--- start DATA ROWS ---

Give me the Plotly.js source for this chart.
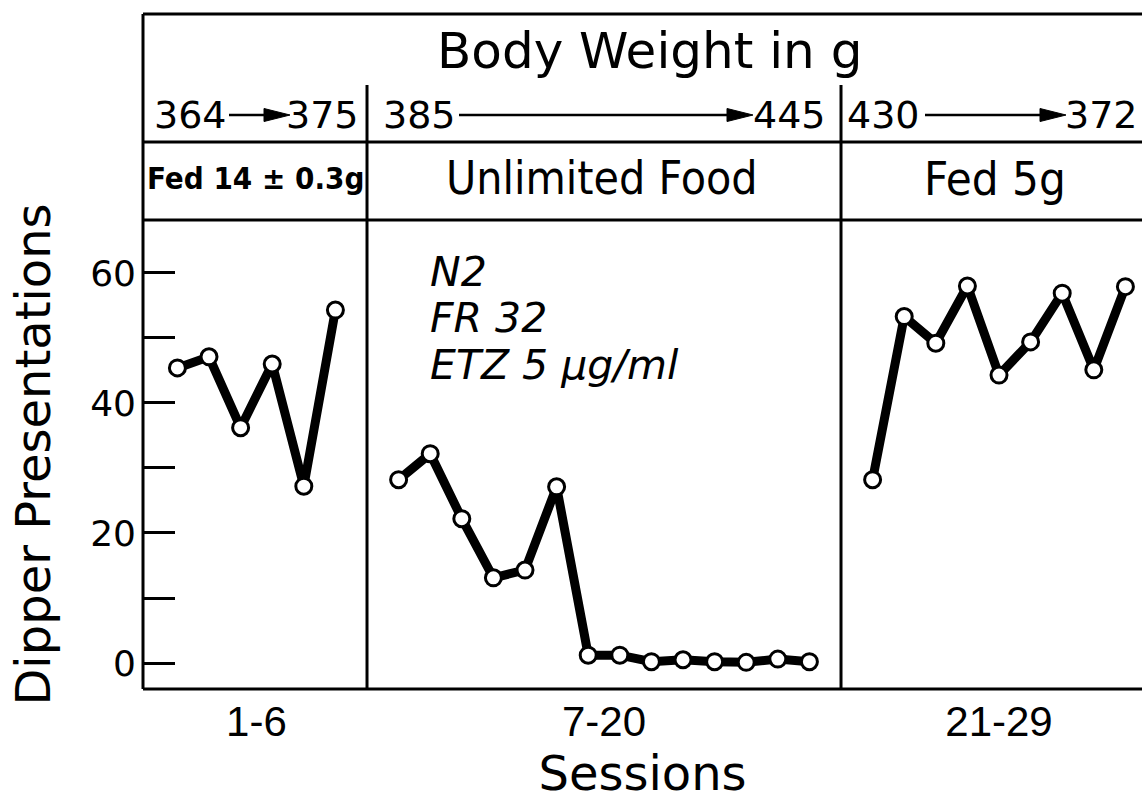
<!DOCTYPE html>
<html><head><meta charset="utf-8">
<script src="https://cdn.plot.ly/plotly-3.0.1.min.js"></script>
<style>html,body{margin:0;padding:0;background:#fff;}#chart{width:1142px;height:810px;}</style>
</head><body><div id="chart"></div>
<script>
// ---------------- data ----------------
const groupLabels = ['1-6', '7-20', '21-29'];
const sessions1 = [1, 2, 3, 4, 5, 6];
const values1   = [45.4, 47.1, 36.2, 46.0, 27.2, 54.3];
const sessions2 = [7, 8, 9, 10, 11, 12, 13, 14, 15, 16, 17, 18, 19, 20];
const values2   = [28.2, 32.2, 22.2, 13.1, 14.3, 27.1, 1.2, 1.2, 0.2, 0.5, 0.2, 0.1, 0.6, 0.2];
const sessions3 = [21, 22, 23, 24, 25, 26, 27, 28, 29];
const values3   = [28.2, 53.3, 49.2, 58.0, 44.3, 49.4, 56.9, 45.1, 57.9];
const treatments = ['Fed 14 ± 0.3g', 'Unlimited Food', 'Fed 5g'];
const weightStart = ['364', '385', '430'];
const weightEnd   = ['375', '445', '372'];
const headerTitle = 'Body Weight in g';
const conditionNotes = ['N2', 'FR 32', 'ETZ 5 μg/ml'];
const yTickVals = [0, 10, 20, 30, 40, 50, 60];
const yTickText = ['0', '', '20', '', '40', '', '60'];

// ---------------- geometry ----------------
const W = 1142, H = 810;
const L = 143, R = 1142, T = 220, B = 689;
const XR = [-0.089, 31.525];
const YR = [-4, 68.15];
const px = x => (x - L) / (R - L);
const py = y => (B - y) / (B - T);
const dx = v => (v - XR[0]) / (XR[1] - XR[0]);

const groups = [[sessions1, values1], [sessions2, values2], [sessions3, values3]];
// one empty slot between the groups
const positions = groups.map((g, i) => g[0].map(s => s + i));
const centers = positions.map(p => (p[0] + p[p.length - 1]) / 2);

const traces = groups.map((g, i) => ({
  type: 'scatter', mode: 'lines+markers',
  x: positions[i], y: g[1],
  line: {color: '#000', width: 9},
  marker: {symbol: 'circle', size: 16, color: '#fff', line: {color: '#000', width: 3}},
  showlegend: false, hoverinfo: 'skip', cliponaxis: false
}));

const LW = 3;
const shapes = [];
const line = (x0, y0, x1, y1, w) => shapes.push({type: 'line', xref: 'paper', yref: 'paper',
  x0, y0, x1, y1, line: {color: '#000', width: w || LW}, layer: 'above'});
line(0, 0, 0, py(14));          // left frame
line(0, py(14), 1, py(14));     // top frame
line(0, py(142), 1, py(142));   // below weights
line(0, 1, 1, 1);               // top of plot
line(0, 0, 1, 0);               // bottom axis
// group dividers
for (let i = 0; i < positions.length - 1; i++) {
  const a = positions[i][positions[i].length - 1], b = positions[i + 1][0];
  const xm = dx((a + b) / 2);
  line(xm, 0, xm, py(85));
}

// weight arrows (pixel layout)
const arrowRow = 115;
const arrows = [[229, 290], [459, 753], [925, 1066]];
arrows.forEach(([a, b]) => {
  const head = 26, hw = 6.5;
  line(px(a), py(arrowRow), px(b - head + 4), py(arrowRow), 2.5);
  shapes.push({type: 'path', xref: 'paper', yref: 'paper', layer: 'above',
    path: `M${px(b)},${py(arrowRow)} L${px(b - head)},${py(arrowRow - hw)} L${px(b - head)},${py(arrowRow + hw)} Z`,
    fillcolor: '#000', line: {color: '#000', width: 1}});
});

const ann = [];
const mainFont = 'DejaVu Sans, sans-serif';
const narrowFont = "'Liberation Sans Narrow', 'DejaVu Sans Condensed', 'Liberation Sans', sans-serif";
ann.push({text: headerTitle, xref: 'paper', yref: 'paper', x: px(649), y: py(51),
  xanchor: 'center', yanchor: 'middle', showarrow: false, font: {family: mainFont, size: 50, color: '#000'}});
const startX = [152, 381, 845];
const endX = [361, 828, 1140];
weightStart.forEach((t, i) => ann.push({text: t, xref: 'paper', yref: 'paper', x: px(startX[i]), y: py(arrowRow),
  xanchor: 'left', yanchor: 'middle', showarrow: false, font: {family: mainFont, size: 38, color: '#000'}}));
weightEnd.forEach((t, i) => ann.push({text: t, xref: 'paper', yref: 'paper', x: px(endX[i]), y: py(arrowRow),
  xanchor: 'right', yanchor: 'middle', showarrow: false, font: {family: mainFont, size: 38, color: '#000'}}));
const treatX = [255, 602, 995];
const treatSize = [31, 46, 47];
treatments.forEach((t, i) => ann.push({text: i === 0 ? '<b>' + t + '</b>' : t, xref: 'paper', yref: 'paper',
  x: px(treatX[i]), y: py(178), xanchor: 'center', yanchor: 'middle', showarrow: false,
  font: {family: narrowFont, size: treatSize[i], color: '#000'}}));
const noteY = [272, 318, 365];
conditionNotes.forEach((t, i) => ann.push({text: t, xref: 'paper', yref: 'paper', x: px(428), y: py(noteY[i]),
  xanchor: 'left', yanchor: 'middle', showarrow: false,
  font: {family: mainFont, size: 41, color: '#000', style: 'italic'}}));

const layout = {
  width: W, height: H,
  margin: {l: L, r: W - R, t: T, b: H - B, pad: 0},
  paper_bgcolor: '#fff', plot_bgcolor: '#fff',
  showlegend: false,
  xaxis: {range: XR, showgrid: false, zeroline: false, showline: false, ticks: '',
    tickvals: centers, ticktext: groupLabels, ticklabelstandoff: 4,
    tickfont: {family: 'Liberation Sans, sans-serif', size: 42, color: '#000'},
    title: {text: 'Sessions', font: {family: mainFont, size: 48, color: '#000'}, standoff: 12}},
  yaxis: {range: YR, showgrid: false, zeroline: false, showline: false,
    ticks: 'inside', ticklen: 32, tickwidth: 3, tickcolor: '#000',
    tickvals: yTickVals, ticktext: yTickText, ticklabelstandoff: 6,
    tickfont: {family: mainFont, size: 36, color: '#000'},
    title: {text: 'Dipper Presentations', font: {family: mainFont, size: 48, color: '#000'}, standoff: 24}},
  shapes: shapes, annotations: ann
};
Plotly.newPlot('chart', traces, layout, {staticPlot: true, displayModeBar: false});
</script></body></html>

--- end DATA ROWS ---
--- start DATA ROWS ---

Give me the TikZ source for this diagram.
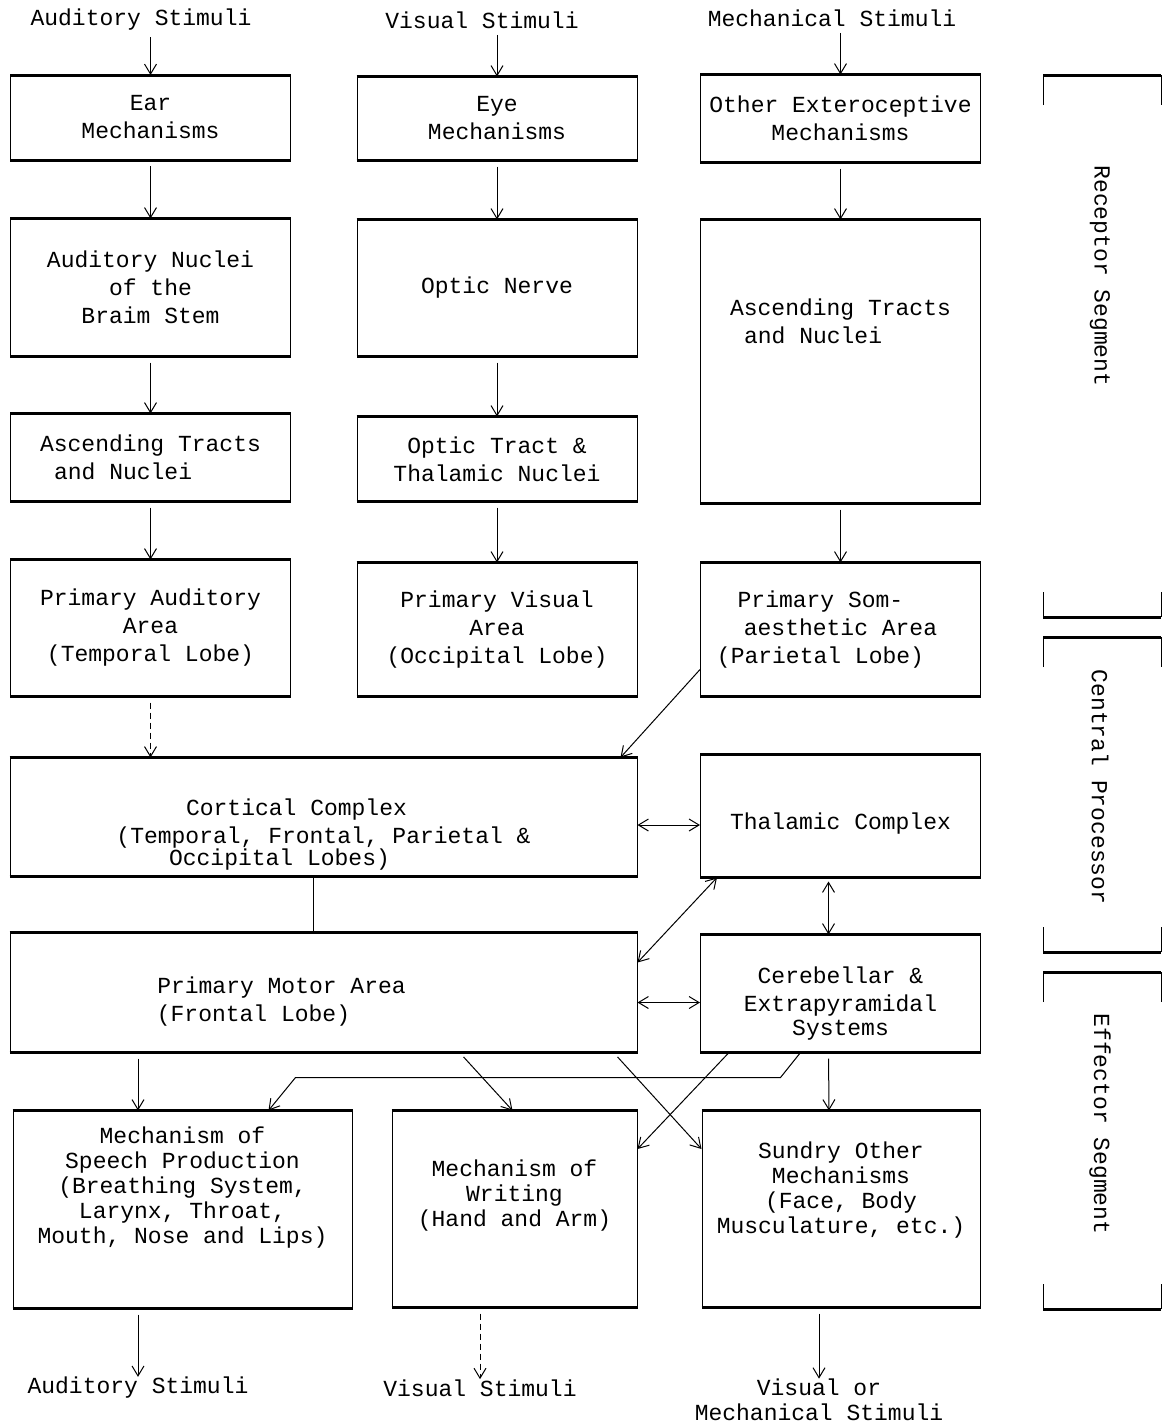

--- end DATA ROWS ---
--- start DATA ROWS ---

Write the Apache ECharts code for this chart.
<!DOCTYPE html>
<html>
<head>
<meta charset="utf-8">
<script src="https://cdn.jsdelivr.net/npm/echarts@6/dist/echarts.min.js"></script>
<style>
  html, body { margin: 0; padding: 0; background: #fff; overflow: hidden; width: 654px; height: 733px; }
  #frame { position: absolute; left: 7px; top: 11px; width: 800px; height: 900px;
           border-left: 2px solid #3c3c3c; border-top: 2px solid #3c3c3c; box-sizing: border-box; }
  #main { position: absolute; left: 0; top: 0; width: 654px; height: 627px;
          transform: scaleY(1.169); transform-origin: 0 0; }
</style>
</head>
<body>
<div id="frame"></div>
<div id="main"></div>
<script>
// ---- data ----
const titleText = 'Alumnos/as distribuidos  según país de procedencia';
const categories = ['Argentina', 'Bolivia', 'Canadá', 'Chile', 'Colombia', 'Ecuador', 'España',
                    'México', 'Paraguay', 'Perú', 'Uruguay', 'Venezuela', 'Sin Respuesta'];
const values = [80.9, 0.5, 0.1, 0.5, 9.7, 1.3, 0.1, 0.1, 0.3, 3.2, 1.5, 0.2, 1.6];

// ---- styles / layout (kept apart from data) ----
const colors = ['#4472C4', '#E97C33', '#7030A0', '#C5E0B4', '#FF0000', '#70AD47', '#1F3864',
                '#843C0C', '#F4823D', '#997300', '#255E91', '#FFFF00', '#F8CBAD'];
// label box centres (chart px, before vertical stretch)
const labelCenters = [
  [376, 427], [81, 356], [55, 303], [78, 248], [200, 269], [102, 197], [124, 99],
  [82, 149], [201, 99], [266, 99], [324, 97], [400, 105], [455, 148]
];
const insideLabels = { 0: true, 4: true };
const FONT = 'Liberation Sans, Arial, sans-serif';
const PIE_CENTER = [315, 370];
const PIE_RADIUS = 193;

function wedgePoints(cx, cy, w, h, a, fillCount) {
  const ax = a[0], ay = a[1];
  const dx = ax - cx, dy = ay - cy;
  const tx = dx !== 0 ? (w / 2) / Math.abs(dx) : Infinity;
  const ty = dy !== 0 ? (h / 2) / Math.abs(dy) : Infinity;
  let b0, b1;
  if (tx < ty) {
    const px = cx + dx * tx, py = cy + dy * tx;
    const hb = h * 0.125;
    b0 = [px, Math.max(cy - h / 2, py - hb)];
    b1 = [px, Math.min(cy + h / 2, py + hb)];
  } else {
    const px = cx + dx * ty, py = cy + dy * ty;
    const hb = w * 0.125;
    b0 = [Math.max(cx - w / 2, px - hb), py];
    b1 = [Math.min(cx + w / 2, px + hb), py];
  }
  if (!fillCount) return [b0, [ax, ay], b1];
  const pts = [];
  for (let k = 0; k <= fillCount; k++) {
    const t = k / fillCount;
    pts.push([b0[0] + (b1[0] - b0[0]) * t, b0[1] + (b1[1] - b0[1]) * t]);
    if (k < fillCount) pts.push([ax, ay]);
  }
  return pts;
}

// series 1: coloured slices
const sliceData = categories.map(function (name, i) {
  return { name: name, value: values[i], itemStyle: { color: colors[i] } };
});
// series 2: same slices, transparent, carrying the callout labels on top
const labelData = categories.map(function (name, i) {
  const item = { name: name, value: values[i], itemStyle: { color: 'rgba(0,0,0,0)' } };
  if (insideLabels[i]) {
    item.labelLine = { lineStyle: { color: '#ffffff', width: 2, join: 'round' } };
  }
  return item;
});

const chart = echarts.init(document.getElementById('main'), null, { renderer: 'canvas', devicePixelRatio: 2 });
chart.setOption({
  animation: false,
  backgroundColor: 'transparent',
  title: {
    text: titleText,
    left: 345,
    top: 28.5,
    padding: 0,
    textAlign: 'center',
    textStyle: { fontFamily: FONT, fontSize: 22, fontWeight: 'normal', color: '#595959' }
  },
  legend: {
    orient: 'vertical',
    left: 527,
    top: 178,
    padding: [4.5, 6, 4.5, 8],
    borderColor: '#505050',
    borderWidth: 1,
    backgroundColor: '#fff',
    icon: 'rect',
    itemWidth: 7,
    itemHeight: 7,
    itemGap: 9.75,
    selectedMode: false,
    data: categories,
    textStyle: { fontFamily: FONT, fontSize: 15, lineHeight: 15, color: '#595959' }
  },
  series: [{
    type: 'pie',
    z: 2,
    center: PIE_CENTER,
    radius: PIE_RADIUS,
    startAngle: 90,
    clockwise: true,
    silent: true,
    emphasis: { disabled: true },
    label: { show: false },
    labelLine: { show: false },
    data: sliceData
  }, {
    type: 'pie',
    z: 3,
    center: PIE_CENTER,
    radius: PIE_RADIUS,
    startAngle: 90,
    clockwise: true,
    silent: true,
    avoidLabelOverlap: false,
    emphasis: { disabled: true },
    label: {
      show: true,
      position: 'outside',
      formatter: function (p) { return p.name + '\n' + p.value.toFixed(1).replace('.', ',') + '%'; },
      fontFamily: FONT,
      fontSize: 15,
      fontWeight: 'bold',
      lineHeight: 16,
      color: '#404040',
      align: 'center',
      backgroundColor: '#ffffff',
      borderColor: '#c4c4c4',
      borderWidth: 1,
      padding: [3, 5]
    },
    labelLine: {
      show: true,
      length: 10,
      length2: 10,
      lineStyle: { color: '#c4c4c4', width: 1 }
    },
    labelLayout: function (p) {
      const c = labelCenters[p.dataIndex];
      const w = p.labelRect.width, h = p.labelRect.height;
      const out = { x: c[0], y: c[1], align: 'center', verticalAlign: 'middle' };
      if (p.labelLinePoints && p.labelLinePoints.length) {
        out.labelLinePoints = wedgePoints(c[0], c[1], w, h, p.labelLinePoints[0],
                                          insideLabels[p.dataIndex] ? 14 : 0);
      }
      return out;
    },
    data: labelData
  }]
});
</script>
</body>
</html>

--- end DATA ROWS ---

**EXERCISE REQUIREMENTS:** Only the lines from the one containing "Write the Apache ECharts code for this chart." through the one containing "1.5, 0.2, 1.6];" are to be extracted, exactly as they appear, with both ends included.

**CORRECT RESPONSE:**
Write the Apache ECharts code for this chart.
<!DOCTYPE html>
<html>
<head>
<meta charset="utf-8">
<script src="https://cdn.jsdelivr.net/npm/echarts@6/dist/echarts.min.js"></script>
<style>
  html, body { margin: 0; padding: 0; background: #fff; overflow: hidden; width: 654px; height: 733px; }
  #frame { position: absolute; left: 7px; top: 11px; width: 800px; height: 900px;
           border-left: 2px solid #3c3c3c; border-top: 2px solid #3c3c3c; box-sizing: border-box; }
  #main { position: absolute; left: 0; top: 0; width: 654px; height: 627px;
          transform: scaleY(1.169); transform-origin: 0 0; }
</style>
</head>
<body>
<div id="frame"></div>
<div id="main"></div>
<script>
// ---- data ----
const titleText = 'Alumnos/as distribuidos  según país de procedencia';
const categories = ['Argentina', 'Bolivia', 'Canadá', 'Chile', 'Colombia', 'Ecuador', 'España',
                    'México', 'Paraguay', 'Perú', 'Uruguay', 'Venezuela', 'Sin Respuesta'];
const values = [80.9, 0.5, 0.1, 0.5, 9.7, 1.3, 0.1, 0.1, 0.3, 3.2, 1.5, 0.2, 1.6];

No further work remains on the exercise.